LOS ANGELES — Asphalt is more commonly associated with Los Angeles than green, leafy trees.

But a new partnership between the City of LA and the University of Southern California hopes to change that. It’s called the Urban Trees Initiative.


What You Need To Know

  • The Urban Trees Initiative is a partnership between the City of LA, the University of Southern California and community groups

  • The goal of the initiative is to guide the growth of an urban forest of shade trees to benefit the health and quality of life for disadvantaged communities on LA's east side

  • Ramona Gardens, Lincoln Heights and El Sereno are included in the initiative's five-square-mile area

  • As part of the Green New Deal, LA plans to plant 90,000 trees

Designed to guide the growth of an urban forest of shade trees to benefit the health and quality of life for disadvantaged communities on LA’s east side, the initiative is focused on the neighborhoods of Ramona Gardens, Lincoln Heights and El Sereno.

Covering five square miles near the university’s Health Sciences Campus, the area lacks trees alongside one third of its 1,157 streets, and its parks average half the number of trees compared with parks citywide, USC researchers found.

“When you think about planting trees, it’s such a simple concept: Reduce pollution, improve air quality and give shade in a city that needs it,” USC President Carol L. Folt said Tuesday during a webinar about the initiative presented by the LA Department of Public Works. “With an aging population, people that have to walk down unshaded streets to get on a bus can suffer adverse effects and be kept indoors, away from the help and social opportunities they need. It’s not just about the environment and that long-term effect. It’s about people’s lives.”

Trees are beneficial for the shade and cooling they provide, which helps improve public health and wellbeing by reducing the risk of heat stroke, heart attacks and breathing problems that result from air pollution and excess heat.

USC researchers have said that cooling parts of the city with trees will also encourage exercise and active transportation by making it more comfortable for people to walk and bicycle.

Temperatures on LA’s streets can get as hot as 140 degrees, with sidewalks sometimes reaching 120, the researchers found. And climate change is expected to make them even hotter. By 2060, LA is expected to see temperatures of 95 degrees or higher 40 days each year. But if streets and sidewalks are situated under shade trees, they could be as much as 50% cooler.

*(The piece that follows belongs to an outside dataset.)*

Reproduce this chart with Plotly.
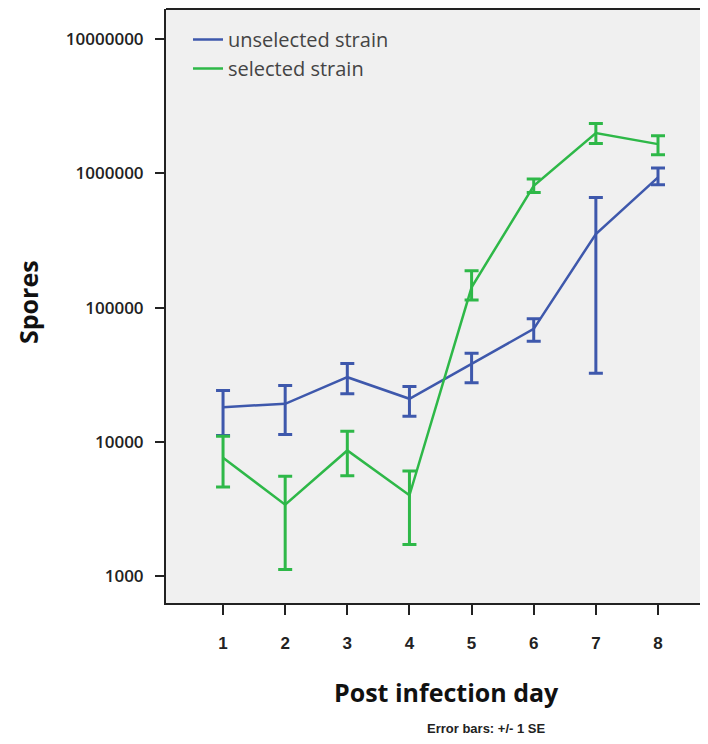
import plotly.graph_objects as go

# ── Data ──────────────────────────────────────────────────────────────────────

days = [1, 2, 3, 4, 5, 6, 7, 8]

unselected_mean = [18150, 19230, 30340, 20950, 38190, 69530, 354000, 934000]
unselected_upper = [24150, 26300, 38460, 25870, 45800, 82600, 662000, 1097000]
unselected_lower = [11170, 11370, 22840, 15560, 27550, 56200, 32500, 824000]

selected_mean = [7620, 3410, 8640, 4000, 141900, 809000, 1999000, 1654000]
selected_upper = [11040, 5540, 12030, 6060, 188800, 908000, 2355000, 1907000]
selected_lower = [4610, 1120, 5600, 1720, 114300, 722000, 1672000, 1378000]

y_tickvals = [1000, 10000, 100000, 1000000, 10000000]
y_ticktext = ["1000", "10000", "100000", "1000000", "10000000"]

BLUE = "#3E58AC"
GREEN = "#2EB848"

# the page body has an 8px margin on every side, so the figure sits at (8, 8)
OFF = 8
W, H = 708 - 2 * OFF, 744 - 2 * OFF
L, R, T, B = 166 - OFF, 0, 8 - OFF + 1, H - (603 - OFF)


def px_x(p):
    # window pixel -> paper x
    return (p - OFF - L) / (W - L - R)


def px_y(p):
    # window pixel -> paper y
    return (H - B - (p - OFF)) / (H - T - B)


def trace(name, mean, upper, lower, color):
    return go.Scatter(
        x=days, y=mean, name=name, mode="lines", line={"color": color, "width": 2.5},
        error_y={"type": "data", "symmetric": False,
                 "array": [u - m for u, m in zip(upper, mean)],
                 "arrayminus": [m - lo for m, lo in zip(mean, lower)],
                 "color": color, "thickness": 3, "width": 7},
    )


fig = go.Figure()
fig.add_trace(trace("unselected strain", unselected_mean, unselected_upper, unselected_lower, BLUE))
fig.add_trace(trace("selected strain", selected_mean, selected_upper, selected_lower, GREEN))

fig.update_layout(
    width=W, height=H, margin={"l": L, "r": R, "t": T, "b": B},
    paper_bgcolor="white", plot_bgcolor="#f0f0f0",
    showlegend=True,
    legend={"x": px_x(188), "y": px_y(20), "xanchor": "left", "yanchor": "top", "bgcolor": "rgba(0,0,0,0)",
            "font": {"family": "Open Sans", "size": 20, "color": "#444"}, "tracegroupgap": 0, "itemwidth": 30},
)
fig.update_xaxes(
    range=[0.082, 8.676], tickvals=days, ticks="outside", ticklen=10, tickwidth=2, tickcolor="#222",
    showgrid=False, zeroline=False, showline=True, linecolor="#222", linewidth=2, mirror=False,
    ticklabelstandoff=14, tickfont={"family": "Liberation Sans", "size": 17, "color": "#222", "weight": "bold"},
)
fig.update_yaxes(
    type="log", range=[2.80, 7.225], tickvals=y_tickvals, ticktext=y_ticktext,
    ticks="outside", ticklen=9, tickwidth=2, tickcolor="#222",
    showgrid=False, zeroline=False, showline=True, linecolor="#222", linewidth=2,
    ticklabelstandoff=8, tickfont={"family": "Open Sans", "size": 17, "color": "#222", "weight": 600},
)

# top frame line of the plot area
fig.add_shape(type="line", xref="paper", yref="paper", x0=0, x1=1, y0=1, y1=1,
              line={"color": "#222", "width": 2})

fig.add_annotation(text="Spores", x=px_x(28), y=px_y(302), xref="paper", yref="paper", textangle=-90,
                   xanchor="center", yanchor="middle", showarrow=False,
                   font={"family": "Open Sans", "size": 25, "color": "#111", "weight": "bold"})
fig.add_annotation(text="Post infection day", x=px_x(446), y=px_y(692), xref="paper", yref="paper",
                   xanchor="center", yanchor="middle", showarrow=False,
                   font={"family": "Open Sans", "size": 25, "color": "#111", "weight": "bold"})
fig.add_annotation(text="Error bars: +/- 1 SE", x=px_x(486), y=px_y(728), xref="paper", yref="paper",
                   xanchor="center", yanchor="middle", showarrow=False,
                   font={"family": "Liberation Sans", "size": 13, "color": "#222", "weight": "bold"})

fig.write_html("out.html")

With two-thirds of the world population projected to live in urban areas by 2060, “we have to get this right in our cities,” Folt said of the initiative — which was convened by USC and supported by funding she facilitated with the university’s Dornsife College of Letters and Sciences.

"Our cities are where people live," she said. "The benefits of a fully functional environment to people's health, to temperature, to air quality, to quality of life, aesthetics and our children’s ability to appreciate being outside means we have to get this right."

LA, she added, has an opportunity to be a model for the world.

A road map for growing an urban forest in LA, the Urban Trees Initiative is an outgrowth of the Green New Deal that LA Mayor Eric Garcetti announced in 2019. The deal called for planting 90,000 new trees citywide and increasing forest canopy in low-income heat zones by 50%.

“Our vision, we’re looking for healthy urban forest where every neighborhood has the same access to the benefits trees provide,” said Rachel Malarich, the first City Forest Officer for LA.

Malarich explained that she has two key priorities: developing the city’s first urban forest management plan to determine what policies and programs and needed to grow LA’s urban forest, and developing a community-informed game plan to achieve the mayor’s goal of increasing tree canopy 50% in areas of greatest need by 2028.

“I want to make sure we get this right,” Malarich said. “When we talk about planting 90,000 trees and increasing tree canopy, we want to make sure we’re making really smart investments, that we’re not just planting but thinking what we want to get out of it.”

Through the Urban Trees Initiative, USC researchers in the fields of spatial sciences, earth sciences and landscape architecture are determining where trees would best be planted to achieve the most benefits, as well as what types of trees and how many. And they are developing their strategy for East LA.

Using data collected from computer analyses, maps of the natural and built environments and demographic data including vehicle access and housing costs, the researchers found the greatest need for new trees was in four key areas. Places with a high percentage of young children and elderly and low median household income are good candidates, as are areas with high population density and large numbers of households with no vehicles, indicating that people rely on walking or public transport to get around. 

The initiative is looking at adding trees on streets with narrow parkways, on streets with wide parkways, in existing parks, at elementary schools and in specific settings such as public housing. 

“LA lags behind many major cities in the U.S. when it comes to shade cover,” said USC Dornsife College of Letters and Sciences Dean Amber Miller on Tuesday. “Not all trees bring the same benefits. Not all locations can support trees. A map of LA’s trees is also a map of income, race and human health.”